I recall there was a hardware bug that required a workaround, but I don't remember the details.
Brought to you by Carl's Junior.
The fast co-processors (Tom and Jerry) didn't have instruction caches (as you would think of them today anyhow). They did have a small amount (4K) of directly mapped local memory. They were originally designed to run programs either in this memory or in normal memory. However, due to bugs in the chip, you could only reliably run code from the 4K internal memory.
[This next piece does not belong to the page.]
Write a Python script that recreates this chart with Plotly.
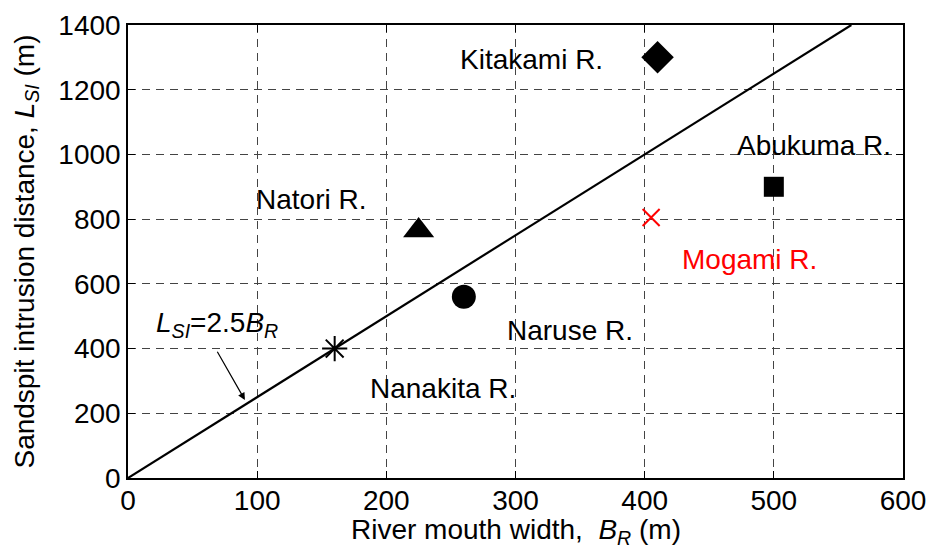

Since this was directly mapped, that meant all your code had to run in 4K. If you wanted to run larger programs, you needed a small amount of resident code that swapped functions or chunks of larger code into memory and did fixups on them and then ran them on the GPU. Most developers didn't have the expertise to do this themselves so indeed, a lot of game code ran on the 68K with certain heavy lifting functions (graphics transforms or blitter programming) happening on TOM and then usually just Audio/DSP (software mixing) on JERRY.
FWIW, the hardware was quite buggy as well. I think I averaged finding around one undocumented hardware bug per week in the various coprocessing chips while working on the system.